### Listed records
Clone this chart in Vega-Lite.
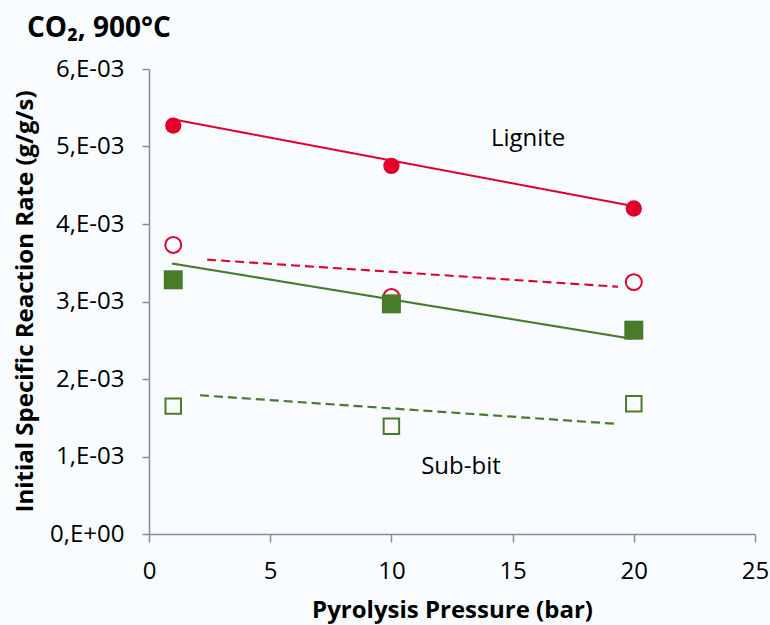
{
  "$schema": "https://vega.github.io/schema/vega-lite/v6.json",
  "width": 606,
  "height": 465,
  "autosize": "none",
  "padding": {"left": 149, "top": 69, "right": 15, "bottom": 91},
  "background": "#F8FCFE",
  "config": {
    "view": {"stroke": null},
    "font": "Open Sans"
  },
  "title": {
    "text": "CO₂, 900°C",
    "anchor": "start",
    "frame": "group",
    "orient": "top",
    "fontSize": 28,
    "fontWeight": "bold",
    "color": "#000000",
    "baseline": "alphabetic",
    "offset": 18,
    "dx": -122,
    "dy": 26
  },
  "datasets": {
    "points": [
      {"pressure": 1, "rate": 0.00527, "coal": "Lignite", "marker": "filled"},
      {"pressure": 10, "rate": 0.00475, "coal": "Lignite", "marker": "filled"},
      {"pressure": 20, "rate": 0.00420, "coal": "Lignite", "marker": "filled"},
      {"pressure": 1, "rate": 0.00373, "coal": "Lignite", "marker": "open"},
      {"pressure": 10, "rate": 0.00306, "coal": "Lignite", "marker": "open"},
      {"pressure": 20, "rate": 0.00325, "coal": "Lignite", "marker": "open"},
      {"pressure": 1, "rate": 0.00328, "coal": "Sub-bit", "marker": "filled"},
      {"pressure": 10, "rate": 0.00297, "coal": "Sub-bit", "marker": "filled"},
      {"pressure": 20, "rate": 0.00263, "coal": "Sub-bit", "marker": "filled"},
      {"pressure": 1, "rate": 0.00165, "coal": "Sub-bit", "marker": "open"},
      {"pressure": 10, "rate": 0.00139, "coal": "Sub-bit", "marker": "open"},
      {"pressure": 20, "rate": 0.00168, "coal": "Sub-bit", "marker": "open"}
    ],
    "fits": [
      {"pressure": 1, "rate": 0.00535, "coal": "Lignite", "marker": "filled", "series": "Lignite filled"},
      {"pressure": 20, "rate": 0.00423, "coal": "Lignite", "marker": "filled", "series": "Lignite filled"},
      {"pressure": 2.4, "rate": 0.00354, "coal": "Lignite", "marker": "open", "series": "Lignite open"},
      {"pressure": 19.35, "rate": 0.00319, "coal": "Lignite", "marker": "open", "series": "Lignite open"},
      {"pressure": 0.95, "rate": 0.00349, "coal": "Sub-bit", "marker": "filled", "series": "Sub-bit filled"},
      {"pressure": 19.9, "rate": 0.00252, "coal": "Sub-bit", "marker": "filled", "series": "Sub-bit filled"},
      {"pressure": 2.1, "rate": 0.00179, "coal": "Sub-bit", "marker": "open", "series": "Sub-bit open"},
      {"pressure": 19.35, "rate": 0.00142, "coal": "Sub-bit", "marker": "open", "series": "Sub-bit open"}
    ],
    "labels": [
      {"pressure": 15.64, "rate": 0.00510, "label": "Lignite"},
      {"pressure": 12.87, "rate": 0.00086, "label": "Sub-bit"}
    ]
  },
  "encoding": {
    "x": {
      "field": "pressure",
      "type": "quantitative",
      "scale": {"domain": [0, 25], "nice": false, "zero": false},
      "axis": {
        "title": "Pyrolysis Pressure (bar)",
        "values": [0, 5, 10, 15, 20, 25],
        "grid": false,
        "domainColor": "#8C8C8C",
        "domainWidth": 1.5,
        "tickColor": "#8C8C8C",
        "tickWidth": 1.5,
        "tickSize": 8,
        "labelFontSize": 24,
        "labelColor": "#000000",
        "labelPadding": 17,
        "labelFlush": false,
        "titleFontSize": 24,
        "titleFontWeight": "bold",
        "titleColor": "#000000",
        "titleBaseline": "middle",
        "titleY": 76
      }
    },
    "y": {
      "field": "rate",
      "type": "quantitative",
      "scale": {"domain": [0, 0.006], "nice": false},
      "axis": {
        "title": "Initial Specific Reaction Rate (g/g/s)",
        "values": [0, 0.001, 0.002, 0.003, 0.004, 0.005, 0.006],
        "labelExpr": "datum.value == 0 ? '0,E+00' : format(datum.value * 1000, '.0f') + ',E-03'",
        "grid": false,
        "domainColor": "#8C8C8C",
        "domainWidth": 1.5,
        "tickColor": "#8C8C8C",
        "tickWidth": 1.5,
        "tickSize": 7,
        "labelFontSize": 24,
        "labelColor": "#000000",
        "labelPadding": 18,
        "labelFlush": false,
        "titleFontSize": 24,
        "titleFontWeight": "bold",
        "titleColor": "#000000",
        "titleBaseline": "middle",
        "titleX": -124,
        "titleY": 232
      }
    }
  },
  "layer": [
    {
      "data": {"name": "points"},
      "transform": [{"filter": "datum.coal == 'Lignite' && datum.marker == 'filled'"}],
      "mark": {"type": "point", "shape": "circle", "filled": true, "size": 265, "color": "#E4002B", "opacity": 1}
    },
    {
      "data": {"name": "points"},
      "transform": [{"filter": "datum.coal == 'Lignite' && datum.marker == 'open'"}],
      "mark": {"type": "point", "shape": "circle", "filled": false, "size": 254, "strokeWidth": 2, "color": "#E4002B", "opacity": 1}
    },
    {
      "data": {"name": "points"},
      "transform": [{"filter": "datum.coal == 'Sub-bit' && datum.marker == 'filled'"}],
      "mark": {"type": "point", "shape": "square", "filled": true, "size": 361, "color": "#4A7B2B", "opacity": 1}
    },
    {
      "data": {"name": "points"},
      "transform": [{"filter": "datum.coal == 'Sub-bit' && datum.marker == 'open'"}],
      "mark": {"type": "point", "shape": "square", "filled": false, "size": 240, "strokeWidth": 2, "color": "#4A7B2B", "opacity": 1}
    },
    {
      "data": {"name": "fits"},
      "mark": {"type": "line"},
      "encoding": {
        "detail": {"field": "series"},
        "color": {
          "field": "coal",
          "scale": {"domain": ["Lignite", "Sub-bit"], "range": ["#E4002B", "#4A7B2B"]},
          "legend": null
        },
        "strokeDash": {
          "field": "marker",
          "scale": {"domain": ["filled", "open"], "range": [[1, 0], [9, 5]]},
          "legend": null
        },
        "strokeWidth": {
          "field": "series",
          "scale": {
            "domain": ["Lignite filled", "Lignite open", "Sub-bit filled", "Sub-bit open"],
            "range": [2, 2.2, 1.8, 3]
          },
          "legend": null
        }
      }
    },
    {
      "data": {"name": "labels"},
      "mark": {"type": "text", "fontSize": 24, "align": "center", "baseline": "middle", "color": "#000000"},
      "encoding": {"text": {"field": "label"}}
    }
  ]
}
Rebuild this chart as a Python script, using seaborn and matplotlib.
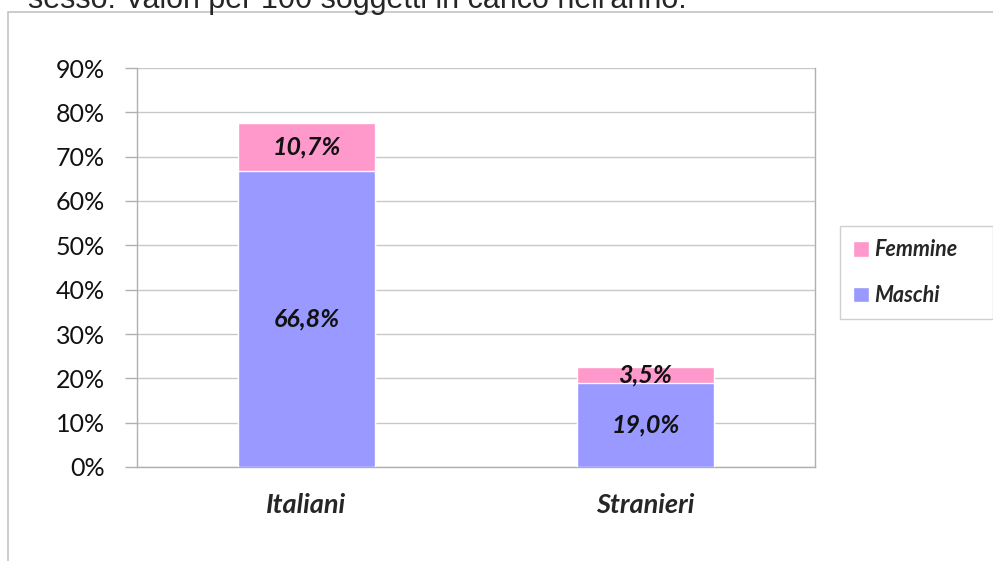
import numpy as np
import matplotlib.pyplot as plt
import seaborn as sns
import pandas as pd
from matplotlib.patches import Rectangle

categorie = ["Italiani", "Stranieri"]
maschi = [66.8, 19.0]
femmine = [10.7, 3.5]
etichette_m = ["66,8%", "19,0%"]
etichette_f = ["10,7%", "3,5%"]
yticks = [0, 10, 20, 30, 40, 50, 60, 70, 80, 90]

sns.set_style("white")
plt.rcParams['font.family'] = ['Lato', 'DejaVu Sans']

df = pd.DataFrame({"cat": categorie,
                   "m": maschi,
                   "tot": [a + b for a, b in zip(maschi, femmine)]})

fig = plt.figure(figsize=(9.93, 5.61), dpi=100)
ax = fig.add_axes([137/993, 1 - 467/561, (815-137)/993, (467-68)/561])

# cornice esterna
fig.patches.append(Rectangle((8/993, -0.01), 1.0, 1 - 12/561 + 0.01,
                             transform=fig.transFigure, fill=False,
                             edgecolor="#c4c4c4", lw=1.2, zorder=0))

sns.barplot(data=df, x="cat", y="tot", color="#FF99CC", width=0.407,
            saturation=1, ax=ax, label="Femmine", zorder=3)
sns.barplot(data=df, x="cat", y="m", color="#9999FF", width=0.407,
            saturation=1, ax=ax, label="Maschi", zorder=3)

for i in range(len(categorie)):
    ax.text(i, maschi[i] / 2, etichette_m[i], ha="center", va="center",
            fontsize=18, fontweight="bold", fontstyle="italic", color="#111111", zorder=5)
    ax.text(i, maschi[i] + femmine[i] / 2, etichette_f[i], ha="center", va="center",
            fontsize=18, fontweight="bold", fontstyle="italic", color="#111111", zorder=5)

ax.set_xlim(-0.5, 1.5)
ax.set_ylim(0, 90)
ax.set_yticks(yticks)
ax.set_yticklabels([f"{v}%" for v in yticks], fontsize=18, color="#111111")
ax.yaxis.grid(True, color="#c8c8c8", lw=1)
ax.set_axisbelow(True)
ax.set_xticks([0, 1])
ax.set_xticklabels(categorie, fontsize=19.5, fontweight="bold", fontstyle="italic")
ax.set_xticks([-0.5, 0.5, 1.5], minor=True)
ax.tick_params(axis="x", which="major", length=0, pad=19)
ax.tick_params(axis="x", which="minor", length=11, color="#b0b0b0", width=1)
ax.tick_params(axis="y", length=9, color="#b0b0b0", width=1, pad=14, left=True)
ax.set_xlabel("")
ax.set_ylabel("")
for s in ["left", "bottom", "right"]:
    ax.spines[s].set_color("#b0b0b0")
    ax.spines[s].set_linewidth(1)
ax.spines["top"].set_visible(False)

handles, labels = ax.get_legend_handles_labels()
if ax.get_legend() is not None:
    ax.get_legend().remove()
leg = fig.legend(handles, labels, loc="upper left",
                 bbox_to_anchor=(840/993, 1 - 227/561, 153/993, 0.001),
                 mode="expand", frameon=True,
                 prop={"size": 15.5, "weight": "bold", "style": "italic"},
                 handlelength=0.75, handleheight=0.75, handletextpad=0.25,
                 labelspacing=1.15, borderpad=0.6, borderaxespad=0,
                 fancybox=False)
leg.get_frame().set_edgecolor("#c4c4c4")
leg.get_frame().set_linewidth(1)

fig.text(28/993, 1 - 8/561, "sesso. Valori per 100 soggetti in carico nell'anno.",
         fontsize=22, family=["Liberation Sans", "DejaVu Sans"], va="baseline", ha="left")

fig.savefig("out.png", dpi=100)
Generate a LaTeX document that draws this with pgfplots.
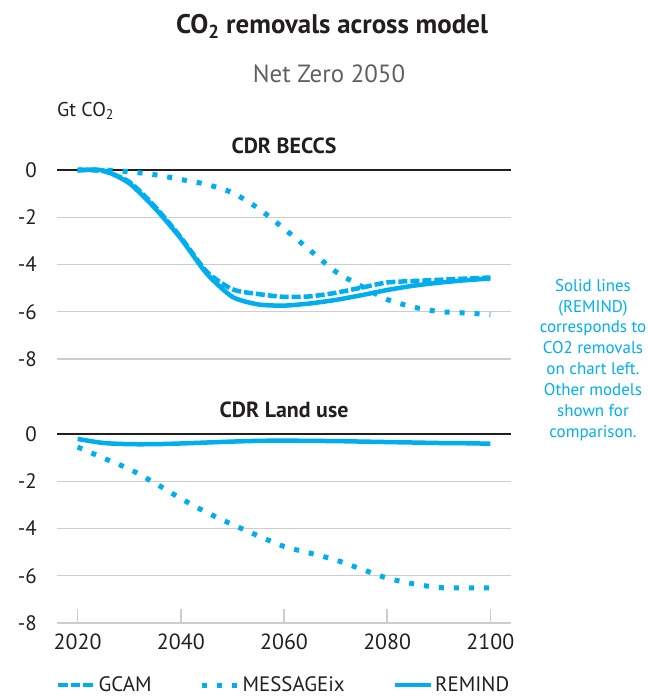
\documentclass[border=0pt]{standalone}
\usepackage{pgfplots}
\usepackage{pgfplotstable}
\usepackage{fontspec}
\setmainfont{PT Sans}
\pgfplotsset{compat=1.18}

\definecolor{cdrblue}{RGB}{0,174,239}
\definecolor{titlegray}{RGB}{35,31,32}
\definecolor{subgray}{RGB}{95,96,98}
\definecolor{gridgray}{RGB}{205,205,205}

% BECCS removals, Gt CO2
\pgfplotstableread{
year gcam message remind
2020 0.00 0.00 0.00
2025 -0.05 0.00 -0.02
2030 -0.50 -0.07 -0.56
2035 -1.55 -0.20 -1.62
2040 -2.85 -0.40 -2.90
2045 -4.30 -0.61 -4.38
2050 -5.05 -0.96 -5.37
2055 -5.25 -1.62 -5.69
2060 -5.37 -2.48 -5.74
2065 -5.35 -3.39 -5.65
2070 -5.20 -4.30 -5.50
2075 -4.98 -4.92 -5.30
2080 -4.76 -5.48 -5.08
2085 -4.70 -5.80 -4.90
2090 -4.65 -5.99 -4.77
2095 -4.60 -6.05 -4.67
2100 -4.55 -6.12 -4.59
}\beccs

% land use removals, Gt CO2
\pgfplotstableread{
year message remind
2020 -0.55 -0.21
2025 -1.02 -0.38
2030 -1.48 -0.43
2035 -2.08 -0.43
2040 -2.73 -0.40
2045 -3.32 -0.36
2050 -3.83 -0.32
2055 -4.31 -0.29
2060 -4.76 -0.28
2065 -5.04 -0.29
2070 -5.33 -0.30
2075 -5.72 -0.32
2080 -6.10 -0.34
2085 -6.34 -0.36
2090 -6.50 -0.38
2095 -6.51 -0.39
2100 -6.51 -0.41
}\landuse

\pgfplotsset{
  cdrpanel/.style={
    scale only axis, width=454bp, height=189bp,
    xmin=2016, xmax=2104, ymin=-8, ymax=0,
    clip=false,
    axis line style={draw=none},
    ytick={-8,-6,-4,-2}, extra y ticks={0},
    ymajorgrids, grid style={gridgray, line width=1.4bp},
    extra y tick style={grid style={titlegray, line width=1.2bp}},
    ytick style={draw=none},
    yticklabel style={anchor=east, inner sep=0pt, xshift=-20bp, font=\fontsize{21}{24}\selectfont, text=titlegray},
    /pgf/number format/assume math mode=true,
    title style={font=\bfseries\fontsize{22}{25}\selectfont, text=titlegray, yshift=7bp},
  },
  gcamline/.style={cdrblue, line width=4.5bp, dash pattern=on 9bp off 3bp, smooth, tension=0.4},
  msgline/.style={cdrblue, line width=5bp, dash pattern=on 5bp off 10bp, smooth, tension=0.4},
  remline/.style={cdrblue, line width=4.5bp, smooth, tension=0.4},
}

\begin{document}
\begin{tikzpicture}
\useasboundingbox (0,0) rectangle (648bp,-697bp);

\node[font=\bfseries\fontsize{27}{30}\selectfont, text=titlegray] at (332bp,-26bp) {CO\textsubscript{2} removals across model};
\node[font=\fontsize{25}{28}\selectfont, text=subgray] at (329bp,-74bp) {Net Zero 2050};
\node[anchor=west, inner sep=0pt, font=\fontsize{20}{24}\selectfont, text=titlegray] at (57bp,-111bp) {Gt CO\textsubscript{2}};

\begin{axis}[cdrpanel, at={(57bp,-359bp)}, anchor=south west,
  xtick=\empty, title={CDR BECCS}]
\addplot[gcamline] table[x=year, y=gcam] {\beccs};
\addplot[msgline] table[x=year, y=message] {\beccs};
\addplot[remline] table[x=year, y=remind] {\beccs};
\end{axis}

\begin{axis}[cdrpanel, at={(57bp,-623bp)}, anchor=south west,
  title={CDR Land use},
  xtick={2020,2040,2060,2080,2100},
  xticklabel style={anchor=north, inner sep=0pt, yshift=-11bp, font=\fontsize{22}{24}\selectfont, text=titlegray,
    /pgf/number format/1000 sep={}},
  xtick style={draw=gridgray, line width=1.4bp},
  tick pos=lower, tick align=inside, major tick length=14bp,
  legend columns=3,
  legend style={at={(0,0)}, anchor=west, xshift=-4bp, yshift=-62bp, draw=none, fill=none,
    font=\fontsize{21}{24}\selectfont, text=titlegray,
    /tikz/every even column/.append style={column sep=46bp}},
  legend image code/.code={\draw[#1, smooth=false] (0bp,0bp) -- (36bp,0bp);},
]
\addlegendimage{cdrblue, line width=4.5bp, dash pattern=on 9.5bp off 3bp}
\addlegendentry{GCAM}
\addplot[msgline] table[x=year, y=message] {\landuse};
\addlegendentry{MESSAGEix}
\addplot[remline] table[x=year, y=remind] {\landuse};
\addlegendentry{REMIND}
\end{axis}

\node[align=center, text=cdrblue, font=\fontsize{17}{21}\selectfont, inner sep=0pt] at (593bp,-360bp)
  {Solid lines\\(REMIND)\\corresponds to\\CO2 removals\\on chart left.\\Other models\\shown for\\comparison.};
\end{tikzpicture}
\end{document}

### Direction
Locate each line with the word "seaborn" and copy it.

### The reply
Rebuild this chart as a Python script, using seaborn and matplotlib.
import seaborn as sns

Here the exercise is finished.